Case ID: ad2d_135/html/0478-03.html
Source: Caselaw Access Project
Author: {"author": "", "license": "Public Domain", "url": "https://static.case.law/"}
Date Created: 2024-08-24T03:29:51.129683

Malverne Distributors, Inc., Appellant, v Profile Records, Inc., Respondent.
   — Order, Supreme Court, New York County (Carmen B. Ciparick, J.), entered on or about February 10, 1987, which, inter alia, granted the cross motion of defendant Profile Records, Inc. (Profile) for summary judgment on its first, second, third, fourth and fifth counterclaims in the sum of $266,007.57, plus interest, unanimously reversed on the law, to the extent appealed from, and defendant’s cross motion denied, without costs.

Plaintiff, Málveme Distributors, Inc. (Málveme), a wholesale distributor of records and cassette tapes, seeks to recover monetary damages for breach of and intentional interference with an oral agreement, whereby Málveme was to act as the exclusive distributor of Profile’s records for the New York and New England area, alleging that Profile permitted competing record distributors to sell to retail stores within Malverne’s exclusive marketing area, thus causing lost sales.

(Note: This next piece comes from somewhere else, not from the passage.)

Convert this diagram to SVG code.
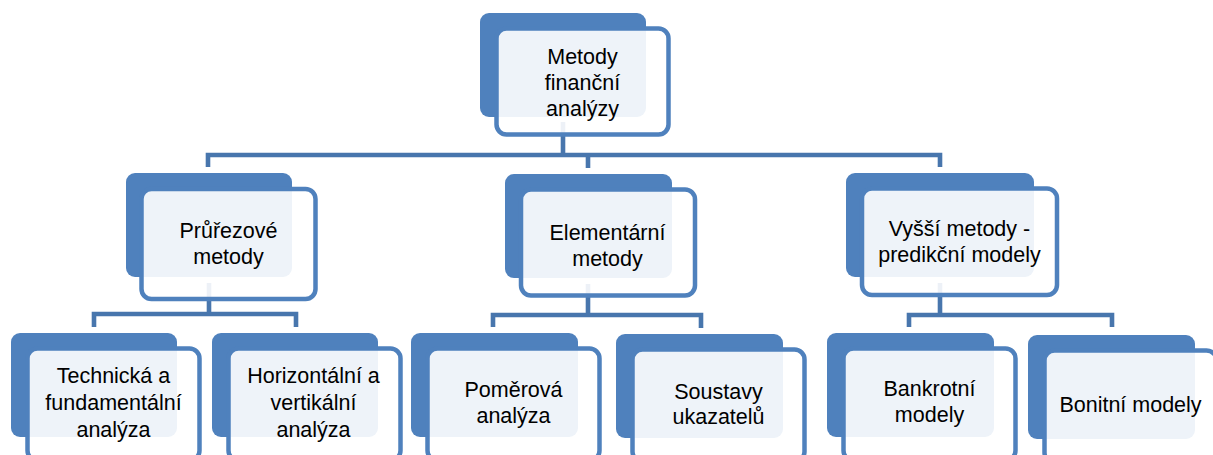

Profile counterclaimed, inter alia, to recover for goods sold and delivered, breach of contract and an account stated and, in response to Malverne’s motion to strike its answer for failure to appear at a deposition, cross-moved, inter alia, for partial summary judgment on its first five counterclaims.

Málveme does not dispute that the invoices underlying Profile’s counterclaims have not been paid, but alleges that by its breach of the exclusive distributorship agreement Profile has rendered payment by Málveme materially more difficult and, at times, impossible. Profile claims that each invoice represents a separate agreement; that, as a matter of law, a claim for breach of a distributorship agreement and a claim for goods sold and delivered do not arise out of the same contract; and, that, pursuant to UCC 2-717, a breach of one may not be used as a defense in a suit for breach of the other. UCC 2-717 provides that a "buyer on notifying the seller of his intention to do so may deduct all or any part of the damages resulting from any breach of the contract from any part of the price still due under the same contract.”

Here, unlike Sharp Elecs. Corp. v Arkin-Medo, Inc. (86 AD2d 817, affd 58 NY2d 986) and Sunbeam Corp. v Morris Distrib. Co. (55 AD2d 722), where distributorship agreements were found to be either not established or unrelated to the action for goods sold and delivered, there are factual issues presented as to whether the series of invoices underlying Profile’s counterclaims are separate agreements or part of the exclusive distributorship agreement and whether Profile’s alleged breach is of the "same” agreement as required by UCC 2-717. (See, Computer Strategies v Commodore Business Machs., 105 AD2d 167, 177.) Likewise, there is a factual question as to whether the oral statement of Malverne’s president that he "was not the exclusive distributor on [his] territory at that moment and that [he] thought that [he] was being hurt by other sales” may reasonably be deemed to constitute timely notice to Profile of its alleged breach of the exclusive distributorship agreement. (Cuba Cheese v Aurora Val. Meats, 113 AD2d 1012.)

Thus, where there are unresolved factual issues in Malverne’s action for damages as to whether the exclusive distributorship agreement underlies the subject invoices and whether Profile breached such agreement, partial summary judgment on Profile’s counterclaim for goods sold and delivered may not be granted. (Created Gemstones v Union Carbide Corp., 47 NY2d 250.) Concur — Kupferman, J. P., Sullivan, Ross and Smith, JJ.